NASA's 'Smart Fabric'

Larry Klaes (lklaes@bbn.com)
Fri, 17 Sep 1999 16:10:10 -0400

>Date: Fri, 17 Sep 1999 16:05:33 -0400 (EDT)
>Reply-To: fpspace@SOLAR.RTD.UTK.EDU
>Originator: fpspace@solar.cini.utk.edu
>Sender: fpspace@SOLAR.RTD.UTK.EDU
>From: Dan Barkley <dbarkley@orion.oac.uci.edu>
>To: Multiple recipients of list <fpspace@SOLAR.RTD.UTK.EDU>
>Subject: NASA's 'Smart Fabric'
>X-Comment: Friends and Partners in Space
>
>
> -The Times/ London
>
> INTELLIGENT FABRICS could be the key to craft travelling
> outside our solar system.
>
> Nasa will next month announce a $6m project to build the
> world's largest telescope, using an inflatable smart fabric it is
> developing. The space agency is also working on another
> smart fabric that could be used to make huge solar sails to
> take spacecraft into other solar systems.
>
> The idea is to make the spacecraft as big as possible, says Art
> Chmielewski, manager of the new Gossamer Spacecraft
> Initiative at Nasa's Jet Propulsion Laboratory in Pasadena,
> California.
>
> "Everyone talks about miniaturising spacecraft and having lots
> of tiny satellites working together," he says. "We looked at
> that and found that for looking very far away, or travelling
> huge distances, size does matter. The bigger the craft, the
> faster you will travel and the further you will see. The
> challenge is to make the craft as light as possible, allowing it to
> be launched cheaply."
>
> Chmielewski believes the best way to make a craft light is to
> make it inflatable. His team is working on a project that would
> allow a space telescope the size of a football field to be folded
> and launched from a craft the size of a coffee cup.
>
> "Existing materials aren't up to the job - if you made one of
> these telescopes from glass 1mm thick, it would still weigh
> about four tonnes and break easily. We have to develop
> something that can inflate itself to become solid and stable.
>
> "A lot of work on inflatable craft has been done, but nothing
> on this scale. We want to create craft the size of a city that
> are far lighter than today's craft."
>
> Chmielewski's Advanced Radio Interferometry between
> Space and Earth space telescope (Arise) would be launched
> on a standard Delta rocket. It would unfold and inflate itself in
> space to form a 25-metre diameter telescope able to study
> black holes and other phenomena in greater detail than Hubble
> or Nasa's planned Hubble 2.
>
> "Arise is a technology testbed," he says. "Once we perfect the
> technology, we can make telescopes that are far larger and
> can even change their shape over time. For instance, we hope
> to build a smart fabric that can change its shape, which could
> be used as the lens of the telescope. Once the image is
> received, the craft can check for any image problems and
> automatically change its shape to correct them.
>
> "At the moment this is impossible and we have to manipulate
> images with a computer on earth. By allowing the craft to do
> this itself, we can save a lot of time and greatly improve the
> image quality. It's a way of allowing the craft to fix itself if it
> goes wrong."
>
> Another of Chmielewski's projects is to develop a smart fabric
> that could be used as a huge solar sail, allowing it to be pushed
> by the solar wind at high speeds.
>
> Chmielewski says this could eventually be the way we power
> spacecraft fast enough to take us outside our solar system.
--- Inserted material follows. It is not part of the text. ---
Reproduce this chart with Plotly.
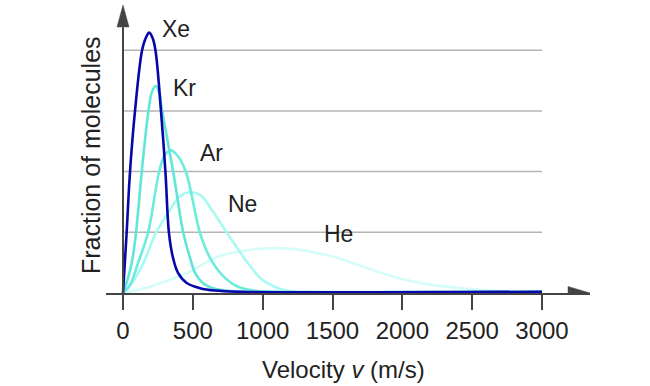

> "Solar sails are not a new idea, but our work is on developing
> materials that actually make them usable," he says. "For
> instance, one of the things we are working on is a kind of
> fabric that not only forms the sail, but also the computing and
> communication system. It will do this by containing tiny
> electronic components that actually form part of the fabric.
> This allows us to develop a craft that can actually change its
> mission and evolve over time - if it is made from smart fabric,
> it can change its shape easily.
>
> "This will also have uses back on earth and we are already
> talking to companies about creating intelligent clothing like a
> shirt with a mobile phone built into it."
>
> Nasa is sponsoring a two-day meeting next month to get more
> ideas for future missions. Chmielewski says: "We're interested
> in slightly wacky ideas. One thing we have just started looking
> at is a system where we use only a tiny ribbon of material that
> we spin round to form a disc, which then becomes the
> telescope lens. We have no idea if it will work, but that is the
> kind of idea we are looking for. The Gossamer project is not
> really about missions we can do now, but about finding
> concepts and ideas for missions in 25 years."